The Collaborative approach also has the flexibility to involve other professionals with expertise to assist in the negotiations.  If there are any complicated financial concerns, a Financial Neutral is brought in to help sort through the finances, create budgets to ensure a stable future, and provide expert-level assessment.

If there are children involved, a Child Therapist can help manage any child custody issues in a way that ensures the healthiest outcome for the children. 


If Coaches, a Financial Neutral, and a Child Specialist are all hired, how is the Collaborative Process less expensive?

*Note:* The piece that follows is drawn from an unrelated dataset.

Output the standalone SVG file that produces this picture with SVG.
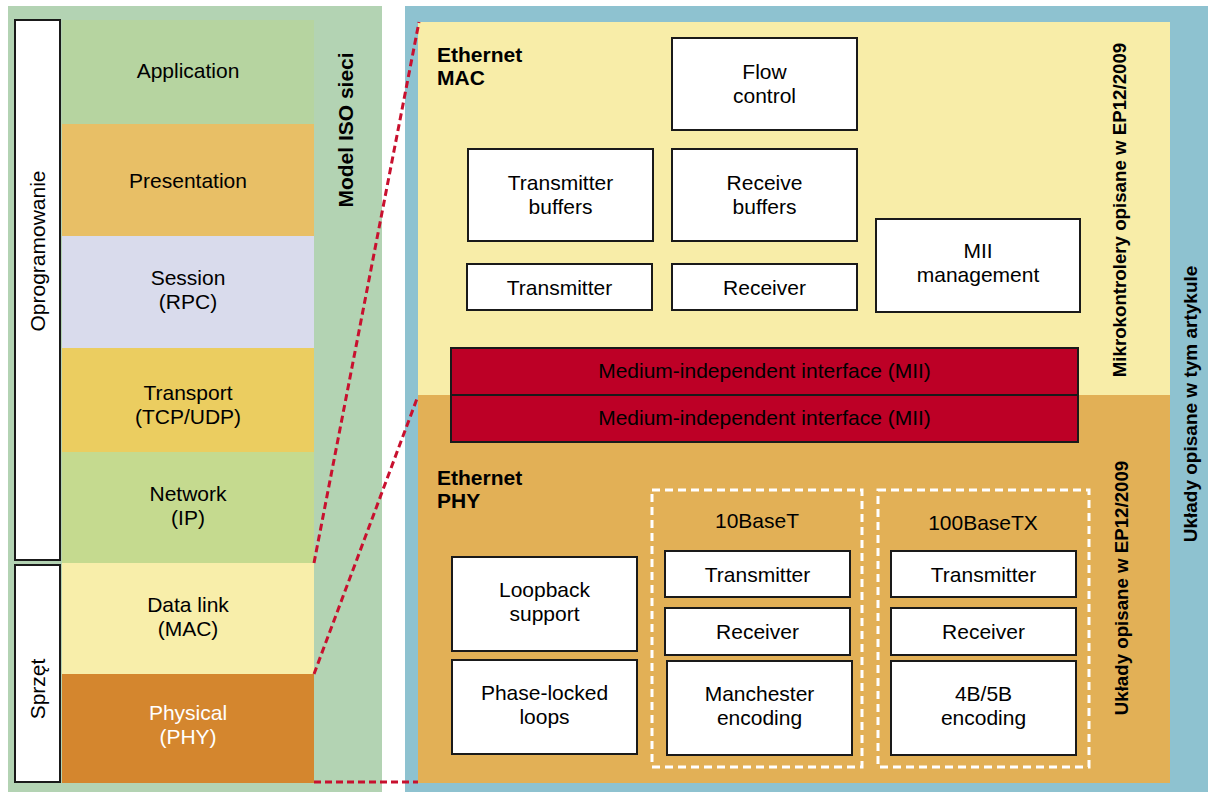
<svg xmlns="http://www.w3.org/2000/svg" width="1208" height="792" viewBox="0 0 1208 792">
  <style>
    text { font-family: "Liberation Sans", Arial, sans-serif; font-size: 21px; fill: #000; }
    .c { text-anchor: middle; }
    .b { font-weight: bold; }
    .box { fill: #fff; stroke: #1a1a1a; stroke-width: 2; }
    .mii { fill: #bd0026; stroke: #1a1a1a; stroke-width: 2; }
    .group { fill: none; stroke: #fff; stroke-width: 3; stroke-dasharray: 8 5; }
    .link { fill: none; stroke: #c8102e; stroke-width: 3; stroke-dasharray: 7 4; }
    .tag { fill: #fff; stroke: #1a1a1a; stroke-width: 2; }
  </style>

  <rect width="1208" height="792" fill="#fff"/>

  <!-- ISO model column -->
  <g id="iso-model">
    <rect x="8" y="6" width="374" height="786" fill="#b3d3b3"/>
    <text class="b" transform="translate(353,130) rotate(-90)" text-anchor="middle">Model ISO sieci</text>
  </g>

  <g id="tag-software">
    <rect class="tag" x="15" y="20" width="45" height="540"/>
    <text transform="translate(45,251) rotate(-90)" text-anchor="middle">Oprogramowanie</text>
  </g>
  <g id="tag-hardware">
    <rect class="tag" x="15" y="565" width="45" height="217"/>
    <text transform="translate(45,689) rotate(-90)" text-anchor="middle">Sprzęt</text>
  </g>

  <g id="layer-application">
    <rect x="62" y="20" width="252" height="104" fill="#b6d4a0"/>
    <text class="c" x="188" y="78">Application</text>
  </g>
  <g id="layer-presentation">
    <rect x="62" y="124" width="252" height="112" fill="#e8bf66"/>
    <text class="c" x="188" y="188">Presentation</text>
  </g>
  <g id="layer-session">
    <rect x="62" y="236" width="252" height="112" fill="#d9dbec"/>
    <text class="c" x="188" y="285">Session</text>
    <text class="c" x="188" y="309">(RPC)</text>
  </g>
  <g id="layer-transport">
    <rect x="62" y="348" width="252" height="104" fill="#ebcd60"/>
    <text class="c" x="188" y="400">Transport</text>
    <text class="c" x="188" y="424">(TCP/UDP)</text>
  </g>
  <g id="layer-network">
    <rect x="62" y="452" width="252" height="111" fill="#c5da8f"/>
    <text class="c" x="188" y="501">Network</text>
    <text class="c" x="188" y="525">(IP)</text>
  </g>
  <g id="layer-datalink">
    <rect x="62" y="563" width="252" height="111" fill="#f8eeaa"/>
    <text class="c" x="188" y="612">Data link</text>
    <text class="c" x="188" y="636">(MAC)</text>
  </g>
  <g id="layer-physical">
    <rect x="62" y="674" width="252" height="109" fill="#d4862e"/>
    <text class="c" x="188" y="720" fill="#fff" style="fill:#fff">Physical</text>
    <text class="c" x="188" y="744" style="fill:#fff">(PHY)</text>
  </g>

  <!-- Ethernet detail panel -->
  <g id="article-scope">
    <rect x="405" y="6" width="803" height="786" fill="#8ec2d0"/>
    <text class="b" transform="translate(1197,404) rotate(-90)" text-anchor="middle" style="font-size:19px">Układy opisane w tym artykule</text>
  </g>

  <g id="ethernet-mac">
    <rect x="418" y="22" width="752" height="373" fill="#f8eda8"/>
    <text class="b" x="437" y="62">Ethernet</text>
    <text class="b" x="437" y="85">MAC</text>
    <text class="b" transform="translate(1126,210) rotate(-90)" text-anchor="middle" style="font-size:18.7px">Mikrokontrolery opisane w EP12/2009</text>
  </g>

  <g id="ethernet-phy">
    <rect x="418" y="395" width="752" height="388" fill="#e2b056"/>
    <text class="b" x="437" y="485">Ethernet</text>
    <text class="b" x="437" y="508">PHY</text>
    <text class="b" transform="translate(1128,588) rotate(-90)" text-anchor="middle" style="font-size:18.7px">Układy opisane w EP12/2009</text>
  </g>

  <g id="flow-control">
    <rect class="box" x="672" y="38" width="185" height="92"/>
    <text class="c" x="764.5" y="79">Flow</text>
    <text class="c" x="764.5" y="103">control</text>
  </g>
  <g id="transmitter-buffers">
    <rect class="box" x="468" y="149" width="185" height="92"/>
    <text class="c" x="560.5" y="190">Transmitter</text>
    <text class="c" x="560.5" y="214">buffers</text>
  </g>
  <g id="receive-buffers">
    <rect class="box" x="672" y="149" width="185" height="92"/>
    <text class="c" x="764.5" y="190">Receive</text>
    <text class="c" x="764.5" y="214">buffers</text>
  </g>
  <g id="mac-transmitter">
    <rect class="box" x="467" y="264" width="185" height="46"/>
    <text class="c" x="559.5" y="295">Transmitter</text>
  </g>
  <g id="mac-receiver">
    <rect class="box" x="672" y="264" width="185" height="46"/>
    <text class="c" x="764.5" y="295">Receiver</text>
  </g>
  <g id="mii-management">
    <rect class="box" x="876" y="219" width="204" height="93"/>
    <text class="c" x="978" y="258">MII</text>
    <text class="c" x="978" y="282">management</text>
  </g>

  <g id="mii-mac-side">
    <rect class="mii" x="451" y="348" width="627" height="47"/>
    <text class="c" x="764.5" y="378">Medium-independent interface (MII)</text>
  </g>
  <g id="mii-phy-side">
    <rect class="mii" x="451" y="395" width="627" height="47"/>
    <text class="c" x="764.5" y="425">Medium-independent interface (MII)</text>
  </g>

  <g id="loopback-support">
    <rect class="box" x="452" y="557" width="185" height="94"/>
    <text class="c" x="544.5" y="597">Loopback</text>
    <text class="c" x="544.5" y="621">support</text>
  </g>
  <g id="phase-locked-loops">
    <rect class="box" x="452" y="660" width="185" height="94"/>
    <text class="c" x="544.5" y="700">Phase-locked</text>
    <text class="c" x="544.5" y="724">loops</text>
  </g>

  <g id="group-10baset">
    <rect class="group" x="652" y="490" width="210" height="277"/>
    <text class="c" x="757" y="528">10BaseT</text>
  </g>
  <g id="tx-10baset">
    <rect class="box" x="665" y="551" width="185" height="46"/>
    <text class="c" x="757.5" y="582">Transmitter</text>
  </g>
  <g id="rx-10baset">
    <rect class="box" x="665" y="608" width="185" height="47"/>
    <text class="c" x="757.5" y="639">Receiver</text>
  </g>
  <g id="manchester-encoding">
    <rect class="box" x="667" y="661" width="185" height="94"/>
    <text class="c" x="759.5" y="701">Manchester</text>
    <text class="c" x="759.5" y="725">encoding</text>
  </g>

  <g id="group-100basetx">
    <rect class="group" x="878" y="490" width="211" height="277"/>
    <text class="c" x="983" y="530">100BaseTX</text>
  </g>
  <g id="tx-100basetx">
    <rect class="box" x="891" y="551" width="185" height="46"/>
    <text class="c" x="983.5" y="582">Transmitter</text>
  </g>
  <g id="rx-100basetx">
    <rect class="box" x="891" y="608" width="185" height="47"/>
    <text class="c" x="983.5" y="639">Receiver</text>
  </g>
  <g id="encoding-4b5b">
    <rect class="box" x="891" y="661" width="185" height="94"/>
    <text class="c" x="983.5" y="701">4B/5B</text>
    <text class="c" x="983.5" y="725">encoding</text>
  </g>

  <!-- zoom-out guides from the data link / physical layers to the detail panel -->
  <g id="connectors">
    <line class="link" x1="314" y1="563" x2="419" y2="22"/>
    <line class="link" x1="314" y1="674" x2="418" y2="396"/>
    <line class="link" x1="314" y1="782" x2="418" y2="782"/>
  </g>
</svg>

The Collaborative Process still manages to be less expensive than litigation because the enormous costs of preparing for court are removed.  95% of cases end in an out-of-court settlement, but the vast majority of attorneys still wastes time and resources preparing for the “day in court” that never comes.  In the Collaborative Process, we are never preparing for a court appearance; all of your team’s efforts are spent on reaching a resolution. 

The Collaborative Process also saves you money because it saves time.  Instead of spending time posturing and waiting for responses, as is the case in litigation, both attorneys and spouses or partners discuss the issues in efficient 4-way meetings.  This set-up is designed to reduce wasted efforts and to keep the proceedings moving at your pace. 


Becker Legal

What is your opinion regarding clients educating themselves on legal issues? 

I absolutely encourage it.  The better informed my clients are, the better attorney I can be for them. 

Clients who have experiences with other attorneys appreciate the benefits of my service and have a clear understanding of the legal representation that I personally provide. 


Are you willing to review documents prepared by Clients? 

I encourage my clients to prepare a file explaining their position and if they have come to any prior agreements with the other party.  This enables me to prepare the necessary legal documents to implement their agreements. 


Are you willing to coach clients who want to represent themselves?

It is often more cost effective for the client to have their attorney properly draft those agreements into the appropriate legal documents.  In the matter of divorce and family law, anything outside of the simplest uncontested matter can result in very complicated entanglements which (if it is even possible) are very costly to repair.


Why did you decide to become a lawyer? 

Higher education was a tremendously high value in my family and many of us, parents and siblings are medical practitioners.  I wanted to work in a field that uses my mind, but my path went in a different direction than that of my family when I decided to study law.  I have never regretted the decision to go into law, though it took me a while too find the area of law about which I am truly passionate. 

I have a great deal of corporate legal experience from my time in a large firm, focused on product liability defense litigation.  This is exactly opposite of the work I do now, which is far more personal and complex and allows me to have a very different (and I feel better!) relationship with my clients. 

Collaborative law allows me to deliver the highest level of help.  Special training in Collaborative Law and my certification as a Mediator, blended with years of experience with domestic violence counseling have allowed me to focus my ability to listen and negotiate in powerful and helpful ways, even under extreme circumstances.


What do you like best about your career?

Watching my clients grow and get stronger in an otherwise damaging experience. 


Tell me about your law firm.

I founded Becker Legal in 2002 when I decided to leave a very large, 120 attorney firm to start my own firm to better meet the needs of my clients.  Aiding in the success of my clients is what matter most.


What are your strengths and style?

I am a very strong listener and negotiator.  I seek to implement creative solutions to problems, allowing everyone to feel they have achieved their goals.